Pendapat serupa juga disampaikan oleh Farra Ismarosa Tuzzahra, mahasiswa program
studi Komunikasi dan Penyiaran Islam UIN Sunan Kalijaga yang terjun dalam dunia teater,
mengaku menyukai gaya bahasa santai dan realistis dari Ngelantur.
“Rasanya kayak diajak nongkrong, tapi tetap dapat ilmunya,” tuturnya. Ia menilai konten Ngelantur mampu menjangkau penonton awam tanpa harus mengorbankan kedalaman analisis.
Sementara itu, Rafa Raisul Umam, mahasiswa program studi Komunikasi dan
Penyiaran Islam UIN Sunan Kalijaga lebih menyoroti keberagaman karakter reviewer. Ia
menyukai reviewer film yang jujur dan blak-blakan, namun tetap menyisipkan opini pribadi
yang masuk akal.
“Ngelantur itu to the point, tidak menjilat, dan bahasanya mudah diikuti,” katanya. Rafa juga menilai bahwa review Ngelantur mengangkat hal-hal yang jarang dibahas
reviewer lain, seperti konteks industri, proses kreatif, dan kaitan dengan kebijakan produksi
film lokal.
Temuan dari wawancara ini menguatkan penerapan teori resepsi audiens, khususnya
dari Stuart Hall, yang membagi respons audiens ke dalam tiga kategori: dominant hegemonic
(menerima penuh), negotiated (menerima sebagian, namun dengan penyesuaian), dan
oppositional (menolak).
Dari narasumber yang diwawancarai, sebagian besar menunjukkan posisi dominant
hegemonic dan negotiated. Mereka menghargai cara Ngelantur menyampaikan kritik secara
lugas dan informatif, namun tetap menyaringnya melalui pengalaman dan preferensi pribadi
masing-masing.
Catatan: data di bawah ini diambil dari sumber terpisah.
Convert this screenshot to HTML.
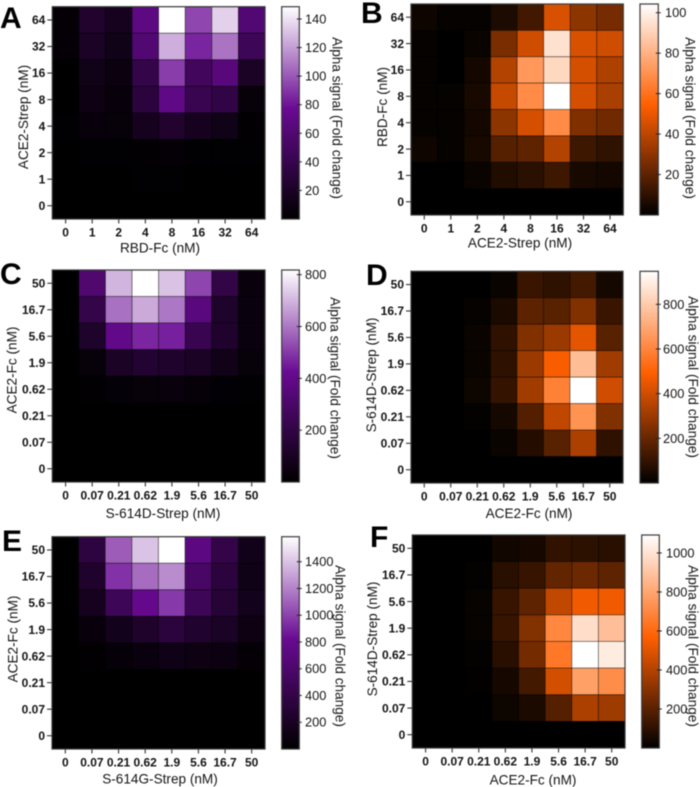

Ini menunjukkan bahwa audiens bukanlah penerima pasif, melainkan aktif
membentuk makna berdasarkan latar belakang dan nilai mereka sendiri.
Dengan melihat respons ini, dapat disimpulkan bahwa konten review milik Ngelantur
Indonesia bukan hanya berperan sebagai penyampai informasi seputar film, tetapi juga sebagai
ruang dialog yang menghasilkan tafsir beragam. Audiens tidak hanya menonton, tapi juga
menegosiasikan makna, membandingkan pengalaman, dan bahkan membentuk opini baru.
Inilah yang membuat proses resepsi menjadi dinamis, seperti sebuah negosiasi sosial
antara teks, kreator, dan penonton. Maka, konten kritik film yang disampaikan dengan gaya
khas seperti milik Ngelantur berpeluang tidak hanya mengedukasi, tapi juga membentuk
budaya apresiasi yang lebih kritis terhadap karya-karya dalam industri film lokal.